Modern Management of Spinal Deformities by Robert A. Dickson Jürgen Harms
Author:Robert A. Dickson,Jürgen Harms
Language: eng
Format: epub
Publisher: Thieme Medical Publishing Inc.
Published: 2017-12-02T00:00:00+00:00
Fig. 6.14 PA radiograph showing that, from T11 to L1 on the left side, a posterior plaque is seen. Note there is no rib fusion that would occur with a vertebral body failure of segmentation, because ribs are derived from the costal processes of the vertebrae.
Conversely, failures of formation tend not to have the same “tethering” effect posteriorly and, thus, while the deformity may progress in the coronal plane, it is less often associated with rotation and so progression potential tends to be less marked. However, when a failure of segmentation is sited opposite to a failure of formation (▶ Fig. 6.13)—a notoriously progressive situation 37, 39, 41—then the biplanar asymmetry so produced facilitates a marked degree of rotational progression.

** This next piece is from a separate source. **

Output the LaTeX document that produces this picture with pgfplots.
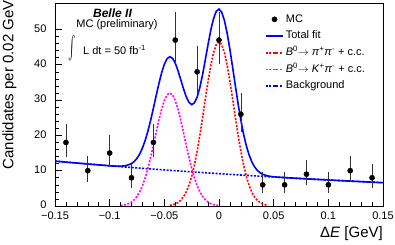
\documentclass[border=0pt]{standalone}
\usepackage{graphicx}
\usepackage{pgfplots}
\pgfplotsset{compat=1.18}
\usepackage{fontspec}
\setmainfont{Liberation Sans}
\definecolor{rblue}{RGB}{0,0,255}
\definecolor{rred}{RGB}{255,0,0}
\definecolor{rmag}{RGB}{255,0,255}
\pgfplotstableread{
x y ep em
-0.14 18 5.32 4.20
-0.12 10 4.27 3.11
-0.10 15 4.97 3.82
-0.08 8 3.96 2.77
-0.06 18 5.32 4.20
-0.04 47 7.90 6.83
-0.02 38 7.21 6.14
0.00 47 7.90 6.83
0.02 26 6.14 5.06
0.04 6 3.58 2.38
0.06 6 3.58 2.38
0.08 9 4.13 2.94
0.10 6 3.58 2.38
0.12 10 4.27 3.11
0.14 8 3.96 2.77
}\mcdata
\begin{document}
\begin{tikzpicture}
\begin{axis}[
  at={(0,0)}, anchor=south west,
  scale only axis, width=328pt, height=203pt,
  xmin=-0.15, xmax=0.15, ymin=0, ymax=57.5,
  axis line style={line width=0.9pt},
  tick pos=left, tick align=inside,
  major tick length=7pt, minor tick length=3.5pt,
  every tick/.style={black, line width=0.6pt},
  xtick={-0.15,-0.1,-0.05,0,0.05,0.1,0.15},
  xticklabels={−0.15,−0.1,−0.05,0,0.05,0.1,0.15},
  minor x tick num=4,
  ytick={0,10,20,30,40,50}, minor y tick num=4,
  /pgf/number format/assume math mode=true,
  tick label style={font=\fontsize{11}{13}\selectfont},
  xticklabel style={yshift=-2pt},
  yticklabel style={xshift=-5pt, yshift=1pt},
  xlabel={Δ\textit{E} [GeV]},
  xlabel style={at={(axis description cs:1,0)}, anchor=base east, inner sep=0pt, yshift=-31.5pt, font=\fontsize{15}{18}\selectfont},
  ylabel={Candidates per 0.02 GeV},
  ylabel style={at={([xshift=-41.6pt,yshift=3pt]axis description cs:0,1)}, anchor=base east, inner sep=0pt, font=\fontsize{15}{18}\selectfont},
  legend style={at={(rel axis cs:0.631,0.966)}, anchor=north west, draw=none, fill=none,
    font=\fontsize{11}{13}\selectfont, row sep=2.2pt,
    nodes={inner sep=2pt, text height=8pt, text depth=2.5pt}},
  legend cell align=left,
  clip=true,
]
% background
\addplot[rblue, line width=1.6pt, dash pattern=on 2pt off 1.5pt, forget plot] coordinates {
(-0.15,12.71) (-0.12,11.90) (-0.09,11.15) (-0.06,10.44) (-0.03,9.78) (0,9.16)
(0.03,8.58) (0.06,8.04) (0.09,7.53) (0.12,7.05) (0.15,6.60)};
% B0 -> pi pi
\addplot[rred, line width=1.6pt, dash pattern=on 2pt off 1.5pt, forget plot] coordinates {
(-0.045,0.18) (-0.0425,0.33) (-0.04,0.58) (-0.0375,0.98) (-0.035,1.61) (-0.0325,2.56)
(-0.03,3.94) (-0.0275,5.84) (-0.025,8.37) (-0.0225,11.60) (-0.02,15.52) (-0.0175,20.07)
(-0.015,25.08) (-0.0125,30.29) (-0.01,35.34) (-0.0075,39.85) (-0.005,43.42) (-0.0025,45.71)
(0,46.5)
(0.0025,45.71) (0.005,43.42) (0.0075,39.85) (0.01,35.34) (0.0125,30.29) (0.015,25.08)
(0.0175,20.07) (0.02,15.52) (0.0225,11.60) (0.025,8.37) (0.0275,5.84) (0.03,3.94)
(0.0325,2.56) (0.035,1.61) (0.0375,0.98) (0.04,0.58) (0.0425,0.33) (0.045,0.18)};
% B0 -> K pi
\addplot[rmag, line width=1.6pt, dash pattern=on 2pt off 1.5pt, forget plot] coordinates {
(-0.09,0.12) (-0.0875,0.23) (-0.085,0.40) (-0.0825,0.68) (-0.08,1.11) (-0.0775,1.76)
(-0.075,2.71) (-0.0725,4.02) (-0.07,5.76) (-0.0675,7.98) (-0.065,10.68) (-0.0625,13.81)
(-0.06,17.26) (-0.0575,20.84) (-0.055,24.32) (-0.0525,27.42) (-0.05,29.88) (-0.0475,31.46)
(-0.045,32)
(-0.0425,31.46) (-0.04,29.88) (-0.0375,27.42) (-0.035,24.32) (-0.0325,20.84) (-0.03,17.26)
(-0.0275,13.81) (-0.025,10.68) (-0.0225,7.98) (-0.02,5.76) (-0.0175,4.02) (-0.015,2.71)
(-0.0125,1.76) (-0.01,1.11) (-0.0075,0.68) (-0.005,0.40) (-0.0025,0.23) (0,0.12)};
% total fit
\addplot[rblue, line width=1.6pt, forget plot] coordinates {
(-0.15,12.71) (-0.14,12.43) (-0.13,12.16) (-0.12,11.90) (-0.11,11.64) (-0.10,11.39)
(-0.095,11.30) (-0.09,11.27) (-0.085,11.43) (-0.08,12.02) (-0.0775,12.61) (-0.075,13.50)
(-0.0725,14.75) (-0.07,16.43) (-0.0675,18.59) (-0.065,21.23) (-0.0625,24.31) (-0.06,27.70)
(-0.0575,31.22) (-0.055,34.64) (-0.0525,37.69) (-0.05,40.14) (-0.0475,41.72) (-0.045,42.28)
(-0.0425,41.84) (-0.04,40.45) (-0.0375,38.34) (-0.035,35.81) (-0.0325,33.23) (-0.03,30.98)
(-0.0275,29.38) (-0.025,28.72) (-0.0225,29.20) (-0.02,30.85) (-0.0175,33.61) (-0.015,37.25)
(-0.0125,41.46) (-0.01,45.81) (-0.0075,49.84) (-0.005,53.08) (-0.0025,55.15) (0,55.78)
(0.0025,54.89) (0.005,52.51) (0.0075,48.86) (0.01,44.30) (0.0125,39.20) (0.015,33.95)
(0.0175,28.89) (0.02,24.29) (0.0225,20.32) (0.025,17.05) (0.0275,14.47) (0.03,12.52)
(0.0325,11.09) (0.035,10.10) (0.0375,9.42) (0.04,8.98) (0.045,8.48) (0.05,8.26)
(0.06,8.04) (0.07,7.86) (0.08,7.69) (0.09,7.53) (0.10,7.37) (0.11,7.21) (0.12,7.05)
(0.13,6.90) (0.14,6.75) (0.15,6.60)};
% MC data
\addplot[only marks, mark=*, mark size=2.6pt, black, forget plot,
  error bars/.cd, y dir=both, y explicit,
  error bar style={line width=0.7pt, black!80}, error mark=none]
  table[x=x, y=y, y error plus=ep, y error minus=em] {\mcdata};
% legend
\addlegendimage{only marks, mark=*, mark size=2.6pt, black}
\addlegendentry{MC}
\addlegendimage{rblue, line width=1.6pt}
\addlegendentry{Total fit}
\addlegendimage{rred, line width=1.6pt, dash pattern=on 2pt off 1.5pt}
\addlegendentry{\textit{B}\textsuperscript{0}$\rightarrow$ \textit{π}\textsuperscript{+}\textit{π}\textsuperscript{-} + c.c.}
\addlegendimage{rmag, line width=1.6pt, dash pattern=on 2pt off 1.5pt}
\addlegendentry{\textit{B}\textsuperscript{0}$\rightarrow$ \textit{K}\textsuperscript{+}\textit{π}\textsuperscript{-} + c.c.}
\addlegendimage{rblue, line width=1.6pt, dash pattern=on 2pt off 1.5pt}
\addlegendentry{Background}
\end{axis}
% labels (picture coordinates: axis lower-left at origin, 1pt = 1px)
\node[font=\fontsize{12}{14}\selectfont\bfseries\itshape, inner sep=0pt] at (57.5pt,193pt) {Belle II};
\node[font=\fontsize{11}{13}\selectfont, inner sep=0pt] at (62pt,181pt) {MC (preliminary)};
\node[inner sep=0pt] at (17pt,158pt) {\scalebox{1.1}[2.3]{$\int$}};
\node[font=\fontsize{11}{13}\selectfont, anchor=west, inner sep=0pt] at (28pt,156pt) {L dt = 50 fb\textsuperscript{-1}};
\pgfresetboundingbox
\useasboundingbox (-55pt,-39pt) rectangle (340pt,206pt);
\end{tikzpicture}
\end{document}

It has also been stated that a bilateral failure of segmentation should theoretically not produce a scoliosis 37 and yet sometimes, apparently surprisingly, a curvature is seen. This is due entirely to the sagittal plane. Two, or more, vertebrae that are fused together before birth do not develop a normal sagittal shape and this area also represents a region of stiffness. In the thoracic region a normal kyphotic shape is essential so that the axis of spinal rotation is anterior to the vertebral bodies in order to protect them from rotation. 36 With block vertebrae the axis is now sited more posteriorly and, as the block is not always symmetrical in the coronal plane, this latter provides directional instability to the block and thus a rotational lordoscoliosis is produced in exactly the same fashion as with idiopathic scoliosis. It is therefore not uncommon to encounter an apparently idiopathic deformity with a disk space that is absent or difficult to visualize to which the semantically incorrect term congenital idiopathic scoliosis would appear very appropriate (▶ Fig. 6.15). As we have seen, if the area of congenital fusion is cervicothoracic and resists rotation locally, then rotation can be translated lower down the spine, as not uncommonly occurs with the Klippel Feil syndrome.